- [WORK REQUIRED]:
How many of the lines that follow contain the word "chart"? Give only the number.
--------
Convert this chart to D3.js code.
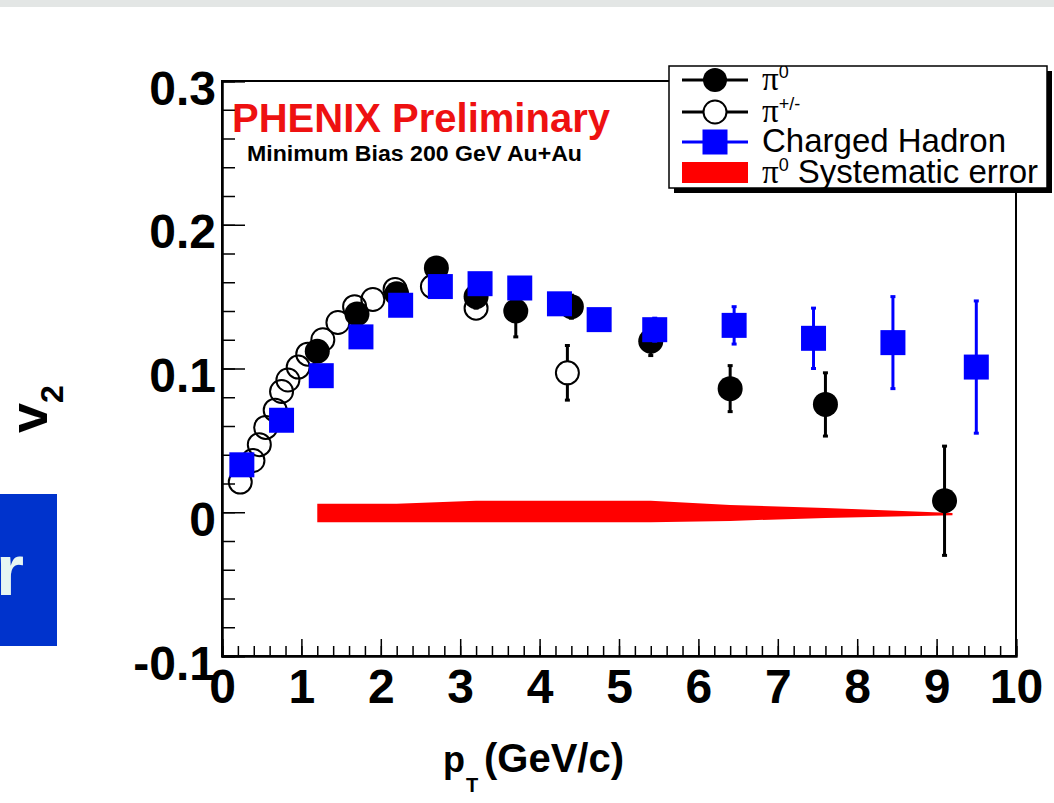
<!DOCTYPE html>
<html>
<head>
<meta charset="utf-8">
<script src="https://cdn.jsdelivr.net/npm/d3@7"></script>
<style>
  html, body { margin: 0; padding: 0; background: #ffffff; }
  svg { display: block; }
  text { font-family: "Liberation Sans", Arial, Helvetica, sans-serif; }
</style>
</head>
<body>
<svg id="chart" width="1054" height="803"></svg>
<script>
// pi0 v2 (filled circles)
const pi0Pt  = [1.2, 1.7, 2.2, 2.7, 3.2, 3.7, 4.4, 5.4, 6.4, 7.6, 9.1];
const pi0V2  = [0.112, 0.138, 0.152, 0.170, 0.150, 0.140, 0.143, 0.119, 0.086, 0.075, 0.008];
const pi0Err = [0.003, 0.004, 0.005, 0.006, 0.008, 0.018, 0.008, 0.010, 0.016, 0.022, 0.038];

// charged pion v2 (open circles)
const pipmPt  = [0.23, 0.39, 0.47, 0.55, 0.67, 0.75, 0.83, 0.96, 1.08, 1.27, 1.46, 1.67, 1.90, 2.18, 2.65, 3.2, 4.35];
const pipmV2  = [0.021, 0.036, 0.047, 0.059, 0.071, 0.084, 0.092, 0.101, 0.110, 0.120, 0.132, 0.143, 0.148, 0.155, 0.157, 0.142, 0.097];
const pipmErr = [0.002, 0.002, 0.002, 0.002, 0.002, 0.002, 0.002, 0.002, 0.002, 0.002, 0.002, 0.002, 0.003, 0.003, 0.003, 0.004, 0.019];

// charged hadron v2 (blue squares)
const hadPt  = [0.25, 0.75, 1.25, 1.75, 2.25, 2.75, 3.25, 3.75, 4.25, 4.75, 5.45, 6.45, 7.45, 8.45, 9.5];
const hadV2  = [0.033, 0.064, 0.095, 0.122, 0.144, 0.157, 0.159, 0.156, 0.145, 0.134, 0.127, 0.130, 0.121, 0.118, 0.101];
const hadErr = [0.001, 0.001, 0.002, 0.002, 0.003, 0.004, 0.005, 0.006, 0.006, 0.007, 0.008, 0.013, 0.021, 0.032, 0.046];

// pi0 systematic error band around zero
const sysPt   = [1.2, 1.7, 2.2, 2.7, 3.2, 3.7, 4.4, 5.4, 6.4, 7.6, 9.2];
const sysHigh = [0.006, 0.006, 0.006, 0.007, 0.008, 0.008, 0.008, 0.008, 0.005, 0.003, -0.0005];
const sysLow  = [-0.007, -0.007, -0.007, -0.007, -0.007, -0.007, -0.007, -0.007, -0.006, -0.004, -0.002];

// axis ticks
const xMajor = [0, 1, 2, 3, 4, 5, 6, 7, 8, 9, 10];
const xTickLabels = ["0", "1", "2", "3", "4", "5", "6", "7", "8", "9", "10"];
const yMajor = [-0.1, 0, 0.1, 0.2, 0.3];
const yTickLabels = ["-0.1", "0", "0.1", "0.2", "0.3"];

const svg = d3.select("#chart");

const frame = { left: 222, right: 1016, top: 81, bottom: 656 };
const x = d3.scaleLinear().domain([0, 10]).range([frame.left, frame.right]);
const y = d3.scaleLinear().domain([-0.1, 0.3]).range([frame.bottom, frame.top]);

// page strip at the top
svg.append("rect").attr("x", 0).attr("y", 0).attr("width", 1054).attr("height", 7).attr("fill", "#e3e6e5");

// slide panel on the left edge
svg.append("rect").attr("x", 0).attr("y", 494).attr("width", 57).attr("height", 152).attr("fill", "#0033cc");
svg.append("text").attr("x", 24).attr("y", 595).attr("text-anchor", "end")
  .attr("font-size", 72).attr("font-weight", "bold").attr("fill", "#e6f6f2").text("r");

// frame
svg.append("rect")
  .attr("x", frame.left).attr("y", frame.top)
  .attr("width", frame.right - frame.left).attr("height", frame.bottom - frame.top)
  .attr("fill", "none").attr("stroke", "#000").attr("stroke-width", 2);

// x axis: minor ticks every 0.2, major every 1
const xMinorVals = d3.range(0, 51).map(i => i * 0.2);
const gxMinor = svg.append("g").attr("transform", `translate(0,${frame.bottom})`)
  .call(d3.axisBottom(x).tickValues(xMinorVals).tickSize(-10).tickFormat(""));
const gx = svg.append("g").attr("transform", `translate(0,${frame.bottom})`)
  .call(d3.axisBottom(x).tickValues(xMajor).tickSize(-17)
    .tickFormat((d, i) => xTickLabels[i]));
[gxMinor, gx].forEach(g => {
  g.select(".domain").attr("stroke", "#000").attr("stroke-width", 2);
  g.selectAll(".tick line").attr("stroke", "#000").attr("stroke-width", 1.5);
});
gx.selectAll(".tick text")
  .attr("font-family", "Liberation Sans, Arial, sans-serif")
  .attr("font-size", 48).attr("font-weight", "bold").attr("fill", "#000")
  .attr("dy", null).attr("y", 47);

// y axis: minor ticks every 0.02, major every 0.1
const yMinorVals = d3.range(0, 21).map(i => -0.1 + i * 0.02);
const gyMinor = svg.append("g").attr("transform", `translate(${frame.left},0)`)
  .call(d3.axisLeft(y).tickValues(yMinorVals).tickSize(-13).tickFormat(""));
const gy = svg.append("g").attr("transform", `translate(${frame.left},0)`)
  .call(d3.axisLeft(y).tickValues(yMajor).tickSize(-23)
    .tickFormat((d, i) => yTickLabels[i]));
[gyMinor, gy].forEach(g => {
  g.select(".domain").attr("stroke", "#000").attr("stroke-width", 2);
  g.selectAll(".tick line").attr("stroke", "#000").attr("stroke-width", 1.5);
});
gy.selectAll(".tick text")
  .attr("font-family", "Liberation Sans, Arial, sans-serif")
  .attr("font-size", 48).attr("font-weight", "bold").attr("fill", "#000")
  .attr("x", -6).attr("dy", null).attr("y", 23);

// axis titles
const xt = svg.append("text").attr("font-weight", "bold").attr("fill", "#000");
xt.append("tspan").attr("x", 443).attr("y", 772).attr("font-size", 36).text("p");
xt.append("tspan").attr("x", 466).attr("y", 792).attr("font-size", 20).text("T");
xt.append("tspan").attr("x", 484).attr("y", 772).attr("font-size", 40).text("(GeV/c)");

const yt = svg.append("text").attr("font-weight", "bold").attr("fill", "#000")
  .attr("transform", "translate(47,433) rotate(-90)");
yt.append("tspan").attr("font-size", 54).text("v");
yt.append("tspan").attr("font-size", 32).attr("dy", 16).text("2");

// plot labels
svg.append("text").attr("x", 232).attr("y", 132).attr("font-size", 40).attr("font-weight", "bold")
  .attr("fill", "#ee1111").attr("textLength", 378).attr("lengthAdjust", "spacingAndGlyphs")
  .text("PHENIX Preliminary");
svg.append("text").attr("x", 247).attr("y", 161).attr("font-size", 22).attr("font-weight", "bold")
  .attr("fill", "#000").attr("textLength", 335).attr("lengthAdjust", "spacingAndGlyphs")
  .text("Minimum Bias 200 GeV Au+Au");

// systematic band
const band = sysPt.map((p, i) => ({ p, lo: sysLow[i], hi: sysHigh[i] }));
svg.append("path").datum(band)
  .attr("fill", "#ff0000")
  .attr("d", d3.area().x(d => x(d.p)).y0(d => y(d.lo)).y1(d => y(d.hi)));

// error bars, drawn only outside the marker as the plotting package does
function errorBars(pts, vals, errs, color, gap) {
  const rows = pts.map((p, i) => ({ p, v: vals[i], e: errs[i] }));
  const g = svg.append("g").attr("stroke", color).attr("stroke-width", 3);
  rows.forEach(d => {
    const cx = x(d.p), cy = y(d.v);
    const top = y(d.v + d.e), bot = y(d.v - d.e);
    if (cy - gap > top) {
      g.append("line").attr("x1", cx).attr("x2", cx).attr("y1", top).attr("y2", cy - gap);
      g.append("line").attr("x1", cx - 2.5).attr("x2", cx + 2.5).attr("y1", top).attr("y2", top);
    }
    if (bot > cy + gap) {
      g.append("line").attr("x1", cx).attr("x2", cx).attr("y1", cy + gap).attr("y2", bot);
      g.append("line").attr("x1", cx - 2.5).attr("x2", cx + 2.5).attr("y1", bot).attr("y2", bot);
    }
  });
  return rows;
}

// charged pions
const pipmRows = errorBars(pipmPt, pipmV2, pipmErr, "#000", 11);
svg.append("g").selectAll("circle").data(pipmRows).join("circle")
  .attr("cx", d => x(d.p)).attr("cy", d => y(d.v)).attr("r", 11.5)
  .attr("fill", "none").attr("stroke", "#000").attr("stroke-width", 2);

// neutral pions
const pi0Rows = errorBars(pi0Pt, pi0V2, pi0Err, "#000", 11);
svg.append("g").selectAll("circle").data(pi0Rows).join("circle")
  .attr("cx", d => x(d.p)).attr("cy", d => y(d.v)).attr("r", 12.5)
  .attr("fill", "#000");

// charged hadrons
const hadRows = errorBars(hadPt, hadV2, hadErr, "#0000ff", 11);
svg.append("g").selectAll("rect").data(hadRows).join("rect")
  .attr("x", d => x(d.p) - 12.5).attr("y", d => y(d.v) - 12.5)
  .attr("width", 25).attr("height", 25).attr("fill", "#0000ff");

// legend
const lg = { x: 669, y: 66, w: 378, h: 122 };
svg.append("rect").attr("x", lg.x + 5).attr("y", lg.y + 5).attr("width", lg.w).attr("height", lg.h).attr("fill", "#000");
svg.append("rect").attr("x", lg.x).attr("y", lg.y).attr("width", lg.w).attr("height", lg.h)
  .attr("fill", "#fff").attr("stroke", "#000").attr("stroke-width", 1.5);
svg.append("clipPath").attr("id", "legendClip")
  .append("rect").attr("x", lg.x).attr("y", lg.y).attr("width", lg.w - 1).attr("height", lg.h);

const legendRows = [
  { cy: 80, kind: "pi0", color: "#000", sup: "0", label: "" },
  { cy: 112, kind: "pipm", color: "#000", sup: "+/-", label: "" },
  { cy: 142, kind: "had", color: "#0000ff", sup: null, label: "Charged Hadron" },
  { cy: 173, kind: "sys", color: "#ff0000", sup: "0", label: " Systematic error" }
];
const lgItems = svg.append("g");
legendRows.forEach(r => {
  const g = lgItems.append("g");
  if (r.kind === "sys") {
    g.append("rect").attr("x", 682).attr("y", r.cy - 11).attr("width", 66).attr("height", 21).attr("fill", "#ff0000");
  } else {
    g.append("line").attr("x1", 682).attr("x2", 748).attr("y1", r.cy).attr("y2", r.cy)
      .attr("stroke", r.color).attr("stroke-width", 3);
    if (r.kind === "pi0") {
      g.append("circle").attr("cx", 715).attr("cy", r.cy).attr("r", 12).attr("fill", "#000");
    } else if (r.kind === "pipm") {
      g.append("circle").attr("cx", 715).attr("cy", r.cy).attr("r", 11.5).attr("fill", "#fff")
        .attr("stroke", "#000").attr("stroke-width", 2);
    } else {
      g.append("rect").attr("x", 715 - 12.5).attr("y", r.cy - 12.5).attr("width", 25).attr("height", 25).attr("fill", "#0000ff");
    }
  }
  const t = g.append("text").attr("x", 762).attr("y", r.cy + 10).attr("font-size", 33)
    .attr("fill", "#000").attr("clip-path", "url(#legendClip)");
  if (r.sup !== null) {
    t.append("tspan").attr("font-family", "Liberation Serif, Times New Roman, serif").text("π");
    t.append("tspan").attr("font-size", 18).attr("dy", -12).text(r.sup);
    if (r.label) t.append("tspan").attr("dy", 12).text(r.label);
  } else {
    t.text(r.label);
  }
});
</script>
</body>
</html>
--------
- [COMPLETE RESPONSE]:
3